DESCRIPTION OF THE TASK => Pick out every line with the word "that" and copy it.

────────

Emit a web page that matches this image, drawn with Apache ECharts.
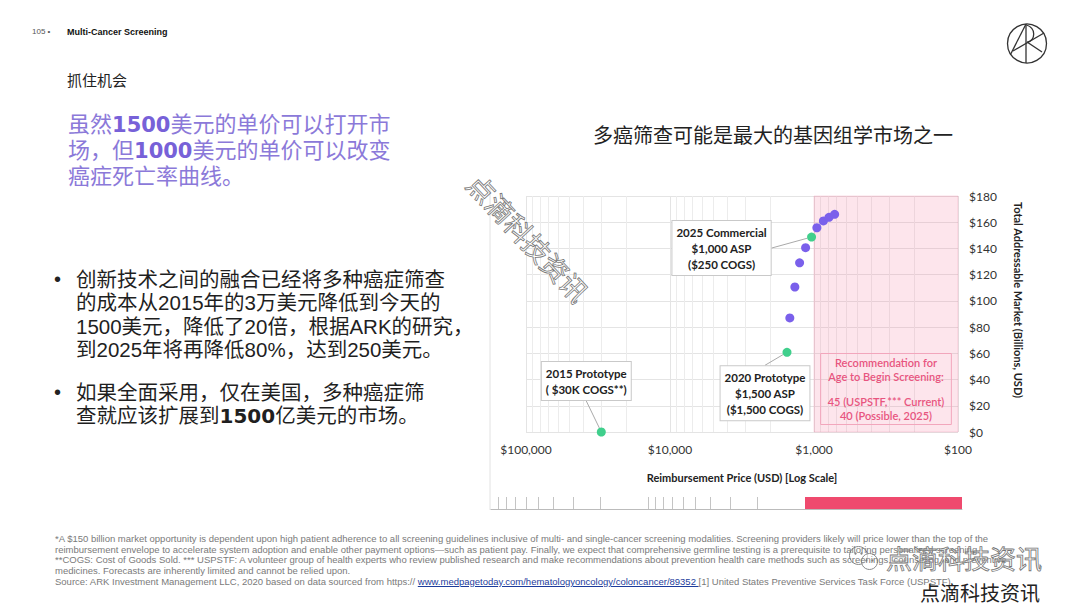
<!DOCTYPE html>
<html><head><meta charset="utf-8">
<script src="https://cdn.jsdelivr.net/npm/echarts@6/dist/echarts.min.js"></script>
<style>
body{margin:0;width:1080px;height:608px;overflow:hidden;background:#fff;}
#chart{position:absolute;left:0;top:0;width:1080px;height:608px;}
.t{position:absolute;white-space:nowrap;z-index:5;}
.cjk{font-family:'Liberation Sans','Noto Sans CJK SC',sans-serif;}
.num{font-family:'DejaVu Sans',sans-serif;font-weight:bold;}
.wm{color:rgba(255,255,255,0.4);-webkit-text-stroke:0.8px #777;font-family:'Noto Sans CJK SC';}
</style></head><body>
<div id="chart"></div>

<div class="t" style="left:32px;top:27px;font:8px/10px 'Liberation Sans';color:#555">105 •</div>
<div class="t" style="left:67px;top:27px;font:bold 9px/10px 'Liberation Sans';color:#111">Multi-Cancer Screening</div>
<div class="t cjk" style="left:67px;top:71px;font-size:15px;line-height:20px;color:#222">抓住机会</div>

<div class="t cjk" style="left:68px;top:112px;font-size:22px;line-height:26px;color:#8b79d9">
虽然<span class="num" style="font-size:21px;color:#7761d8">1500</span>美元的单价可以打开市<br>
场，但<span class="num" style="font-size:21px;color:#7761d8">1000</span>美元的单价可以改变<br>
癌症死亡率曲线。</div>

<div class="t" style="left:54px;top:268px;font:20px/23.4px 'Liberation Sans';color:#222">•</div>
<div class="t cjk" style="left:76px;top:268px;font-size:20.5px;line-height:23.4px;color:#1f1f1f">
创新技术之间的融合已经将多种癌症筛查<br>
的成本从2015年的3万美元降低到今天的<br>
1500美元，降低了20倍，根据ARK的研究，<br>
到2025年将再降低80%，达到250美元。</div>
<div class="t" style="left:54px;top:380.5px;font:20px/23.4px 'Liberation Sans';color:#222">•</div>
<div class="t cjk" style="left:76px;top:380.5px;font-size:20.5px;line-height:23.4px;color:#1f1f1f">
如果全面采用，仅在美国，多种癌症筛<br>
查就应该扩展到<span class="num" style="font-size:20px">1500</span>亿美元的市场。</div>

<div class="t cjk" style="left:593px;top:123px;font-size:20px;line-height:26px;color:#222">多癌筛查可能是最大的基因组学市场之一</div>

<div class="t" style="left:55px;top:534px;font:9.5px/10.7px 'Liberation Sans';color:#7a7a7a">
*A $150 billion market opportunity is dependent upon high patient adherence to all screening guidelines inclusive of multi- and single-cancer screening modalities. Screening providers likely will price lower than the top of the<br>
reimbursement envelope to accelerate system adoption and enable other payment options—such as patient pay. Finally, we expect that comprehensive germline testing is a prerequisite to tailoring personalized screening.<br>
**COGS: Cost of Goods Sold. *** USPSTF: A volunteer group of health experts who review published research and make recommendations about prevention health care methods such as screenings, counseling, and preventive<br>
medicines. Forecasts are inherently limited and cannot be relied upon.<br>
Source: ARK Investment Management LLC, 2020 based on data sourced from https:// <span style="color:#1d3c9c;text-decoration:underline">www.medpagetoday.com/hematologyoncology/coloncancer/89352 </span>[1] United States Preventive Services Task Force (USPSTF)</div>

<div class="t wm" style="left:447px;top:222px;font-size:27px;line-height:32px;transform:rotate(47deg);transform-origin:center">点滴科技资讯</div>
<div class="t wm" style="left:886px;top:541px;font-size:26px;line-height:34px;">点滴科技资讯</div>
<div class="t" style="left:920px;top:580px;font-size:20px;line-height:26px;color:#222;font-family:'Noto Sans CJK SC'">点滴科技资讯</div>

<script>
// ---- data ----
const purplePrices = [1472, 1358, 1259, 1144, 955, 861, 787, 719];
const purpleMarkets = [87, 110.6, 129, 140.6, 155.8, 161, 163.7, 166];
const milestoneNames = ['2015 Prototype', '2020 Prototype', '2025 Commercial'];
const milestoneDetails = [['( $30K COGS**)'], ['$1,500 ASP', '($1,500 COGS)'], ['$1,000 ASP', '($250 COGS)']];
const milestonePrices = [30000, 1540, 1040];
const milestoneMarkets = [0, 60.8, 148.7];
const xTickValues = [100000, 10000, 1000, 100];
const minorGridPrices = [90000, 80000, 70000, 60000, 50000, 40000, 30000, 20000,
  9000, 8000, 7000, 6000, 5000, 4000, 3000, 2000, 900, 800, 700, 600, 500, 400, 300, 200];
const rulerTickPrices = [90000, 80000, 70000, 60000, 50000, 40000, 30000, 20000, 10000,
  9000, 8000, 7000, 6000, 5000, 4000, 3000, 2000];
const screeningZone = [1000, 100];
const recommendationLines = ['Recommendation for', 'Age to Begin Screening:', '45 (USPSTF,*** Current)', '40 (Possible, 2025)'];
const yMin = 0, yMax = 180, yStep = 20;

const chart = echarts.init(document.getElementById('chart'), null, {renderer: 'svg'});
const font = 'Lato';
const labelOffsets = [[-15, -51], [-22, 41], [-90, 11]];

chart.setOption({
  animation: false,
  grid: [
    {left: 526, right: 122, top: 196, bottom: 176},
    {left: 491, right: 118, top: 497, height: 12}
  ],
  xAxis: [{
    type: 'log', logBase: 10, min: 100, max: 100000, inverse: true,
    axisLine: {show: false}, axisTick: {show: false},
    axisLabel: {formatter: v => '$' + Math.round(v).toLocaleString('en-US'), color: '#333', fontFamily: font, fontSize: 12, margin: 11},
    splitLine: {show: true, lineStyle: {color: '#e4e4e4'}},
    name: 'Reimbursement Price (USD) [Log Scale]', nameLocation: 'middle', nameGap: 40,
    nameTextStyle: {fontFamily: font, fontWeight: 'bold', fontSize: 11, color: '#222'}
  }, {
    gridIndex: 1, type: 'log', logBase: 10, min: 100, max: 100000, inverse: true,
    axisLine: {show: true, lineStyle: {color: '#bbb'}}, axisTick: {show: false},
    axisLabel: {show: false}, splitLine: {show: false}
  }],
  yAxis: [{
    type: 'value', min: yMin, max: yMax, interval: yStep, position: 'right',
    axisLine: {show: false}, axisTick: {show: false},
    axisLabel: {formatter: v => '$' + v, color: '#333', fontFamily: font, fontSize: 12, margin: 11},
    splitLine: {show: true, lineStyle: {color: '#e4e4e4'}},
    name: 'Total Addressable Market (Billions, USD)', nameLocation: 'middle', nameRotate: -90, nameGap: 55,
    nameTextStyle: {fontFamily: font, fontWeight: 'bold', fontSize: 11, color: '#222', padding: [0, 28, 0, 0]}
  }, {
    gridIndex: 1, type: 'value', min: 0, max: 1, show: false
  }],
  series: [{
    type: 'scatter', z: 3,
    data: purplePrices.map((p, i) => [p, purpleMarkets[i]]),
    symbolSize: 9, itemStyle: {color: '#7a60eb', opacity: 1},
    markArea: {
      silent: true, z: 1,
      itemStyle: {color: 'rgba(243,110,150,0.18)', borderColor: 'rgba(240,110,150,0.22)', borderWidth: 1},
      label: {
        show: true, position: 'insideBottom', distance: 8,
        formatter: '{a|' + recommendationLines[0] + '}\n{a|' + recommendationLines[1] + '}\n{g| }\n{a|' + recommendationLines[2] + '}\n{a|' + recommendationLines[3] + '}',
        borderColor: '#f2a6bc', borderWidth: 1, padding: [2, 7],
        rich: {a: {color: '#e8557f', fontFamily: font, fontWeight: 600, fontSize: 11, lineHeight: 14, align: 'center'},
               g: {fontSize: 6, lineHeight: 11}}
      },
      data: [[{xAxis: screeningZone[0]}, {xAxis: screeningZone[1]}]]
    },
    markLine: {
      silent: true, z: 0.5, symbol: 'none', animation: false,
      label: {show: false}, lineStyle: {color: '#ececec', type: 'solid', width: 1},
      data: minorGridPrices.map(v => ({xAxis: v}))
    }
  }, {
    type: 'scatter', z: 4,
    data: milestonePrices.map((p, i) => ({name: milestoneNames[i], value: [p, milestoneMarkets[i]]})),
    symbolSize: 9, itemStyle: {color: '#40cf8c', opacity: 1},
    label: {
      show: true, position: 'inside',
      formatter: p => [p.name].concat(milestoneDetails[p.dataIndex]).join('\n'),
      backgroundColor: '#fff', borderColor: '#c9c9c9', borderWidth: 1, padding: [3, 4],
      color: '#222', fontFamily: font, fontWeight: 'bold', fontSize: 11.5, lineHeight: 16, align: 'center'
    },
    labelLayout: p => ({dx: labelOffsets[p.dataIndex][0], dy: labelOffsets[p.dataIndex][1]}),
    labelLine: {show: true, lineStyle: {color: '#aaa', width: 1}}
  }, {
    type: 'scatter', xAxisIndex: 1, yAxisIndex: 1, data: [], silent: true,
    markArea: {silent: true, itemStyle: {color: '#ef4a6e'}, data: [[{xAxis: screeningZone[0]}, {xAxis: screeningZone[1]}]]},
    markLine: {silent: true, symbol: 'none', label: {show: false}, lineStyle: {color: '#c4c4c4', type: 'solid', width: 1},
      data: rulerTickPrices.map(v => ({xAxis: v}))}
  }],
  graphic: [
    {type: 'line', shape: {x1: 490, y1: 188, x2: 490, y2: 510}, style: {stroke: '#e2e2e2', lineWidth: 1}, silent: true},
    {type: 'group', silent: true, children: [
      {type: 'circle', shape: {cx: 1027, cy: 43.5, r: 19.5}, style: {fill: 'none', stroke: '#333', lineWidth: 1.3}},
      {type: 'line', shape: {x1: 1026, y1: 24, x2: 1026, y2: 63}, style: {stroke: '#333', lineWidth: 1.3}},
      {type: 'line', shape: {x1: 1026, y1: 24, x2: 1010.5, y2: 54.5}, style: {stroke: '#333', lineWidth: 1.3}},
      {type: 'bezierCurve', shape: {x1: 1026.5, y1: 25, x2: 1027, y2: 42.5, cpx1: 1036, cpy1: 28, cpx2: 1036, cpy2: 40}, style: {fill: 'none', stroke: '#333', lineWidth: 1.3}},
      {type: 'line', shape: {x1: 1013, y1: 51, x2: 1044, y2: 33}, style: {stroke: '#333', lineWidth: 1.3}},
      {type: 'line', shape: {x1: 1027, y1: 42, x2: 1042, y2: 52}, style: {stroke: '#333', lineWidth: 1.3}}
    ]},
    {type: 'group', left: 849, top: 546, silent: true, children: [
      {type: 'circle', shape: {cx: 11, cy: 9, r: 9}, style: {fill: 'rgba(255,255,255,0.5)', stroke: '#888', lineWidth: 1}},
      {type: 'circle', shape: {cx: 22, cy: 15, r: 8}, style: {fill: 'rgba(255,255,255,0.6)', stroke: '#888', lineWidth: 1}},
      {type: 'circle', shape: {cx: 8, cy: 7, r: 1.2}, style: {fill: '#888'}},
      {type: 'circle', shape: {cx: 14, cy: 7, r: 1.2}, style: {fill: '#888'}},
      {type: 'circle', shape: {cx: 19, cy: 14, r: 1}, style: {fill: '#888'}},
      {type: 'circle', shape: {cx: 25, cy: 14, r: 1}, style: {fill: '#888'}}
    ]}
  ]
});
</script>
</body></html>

────────

EXERCISE RESPONSE =>
Emit a web page that matches this image, drawn with Apache ECharts.
reimbursement envelope to accelerate system adoption and enable other payment options—such as patient pay. Finally, we expect that comprehensive germline testing is a prerequisite to tailoring personalized screening.<br>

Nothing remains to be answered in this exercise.